With a remote maintenance system, a collaboration session can be hosted immediately. Figure 2a shows the environment for the service expert, with the VR rack where the expert can join the session via the VR headset. The field of view is displayed in Figure 2b.

The less experienced service technician then joins the session with an AR Headset. Figure 3a shows the technician at the machine wearing a Microsoft HoloLens (Microsoft Corporation, Redmond, USA). Figure 3b shows the field of view in AR. The video feed of the first-person view of the expert interacting with the digital twin is streamed to the field of view. This way, the technician can be guided to safely shut down the machine and perform the maintenance task. The camera feed of the AR headset is also streamed back to the expert, so they can monitor the activities of the field technician and interrupt if the technician is about to make a mistake. The live video feed from the field is also important for the expert to validate the result of the manufacturing process, especially in machines with processes that are not easy to simulate, such as forming machines.

If the field of view of the VR headset is not ideal, it is also possible to switch to a mixed reality stream that shows the expert interacting with the digital twin, if there is a green box and a dual lens camera available where the VR session is hosted. The creation of the mixed reality video is shown in Figure 4. Alternatively, if there is no possibility to use an AR headset, this might also work with a smartphone, with the display showing the video stream of the expert and the camera filming the actions of the technician in the field. This would have the downside that the phone needs an additional tripod or needs to be held by the technician, which makes it more complicated to handle.

If there is no stable permanent internet connection available, a video of the expert can also be recorded and then be sent, so the technician can download it to a device whenever a stable internet connection is available.

7. Discussion

The experiments have shown that digital twins can be a great addition to remote service. The fact that a service expert can show the steps in real time on a digital twin of a production machine makes it easier for the technician in the field to follow the steps of the expert. Immersive technologies have shown to be superior to a simple phone call in this case, especially for service tasks on more complicated machines, such as forming machines. They have the potential to reduce the travel time of service experts and therefore make them more efficient while still improving the work–life balance of the individual. However, to be able to adopt digital twins in service applications, it is mandatory that other departments work with the same database and the digital twin be accepted as the single source of truth across the entire product lifecycle. Only if there is a common database for all aspects of a digital twin can it contain all the information needed for the service department to find errors or optimize existing processes.

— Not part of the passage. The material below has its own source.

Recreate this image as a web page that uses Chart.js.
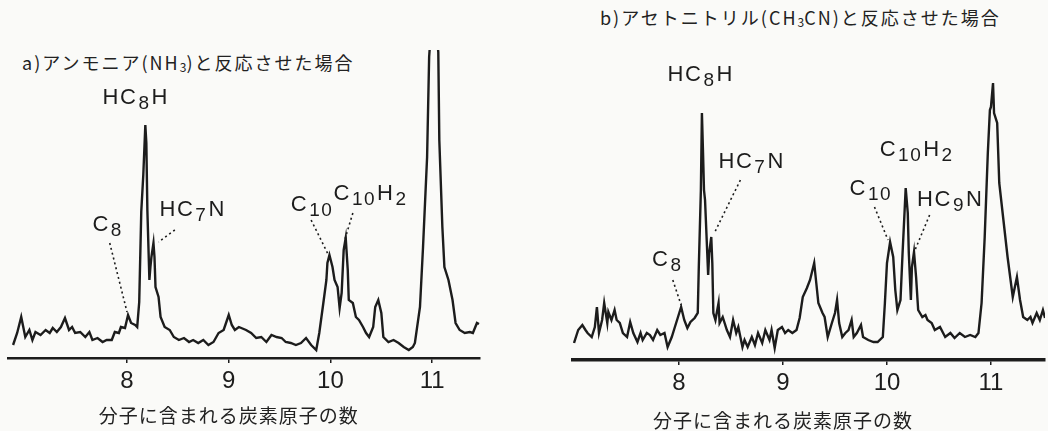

One problem of the digital twin is that its construction remains complicated, there is no commercially available platform that enables accurate simulation as well as collaboration in a 3D environment. It is challenging to set up a working digital twin within this environment, because every connection must be set up manually, and for each type of device a dedicated app is needed. The barriers to actively using digital twins in daily business activities are therefore still numerous, because the development effort remains substantial and there is no out-of-the-box solution that addresses all the needs described within this article. The environment developed in this project is a great proof of work, but it is com- plicated to set up and run while also being computationally expensive. For commercial use, deploying the simulation in a scalable cloud environment should be considered to overcome bottlenecks in computational resources. For the special use case for forming machines, simulation data of the forming process could be added to the collaborative environment.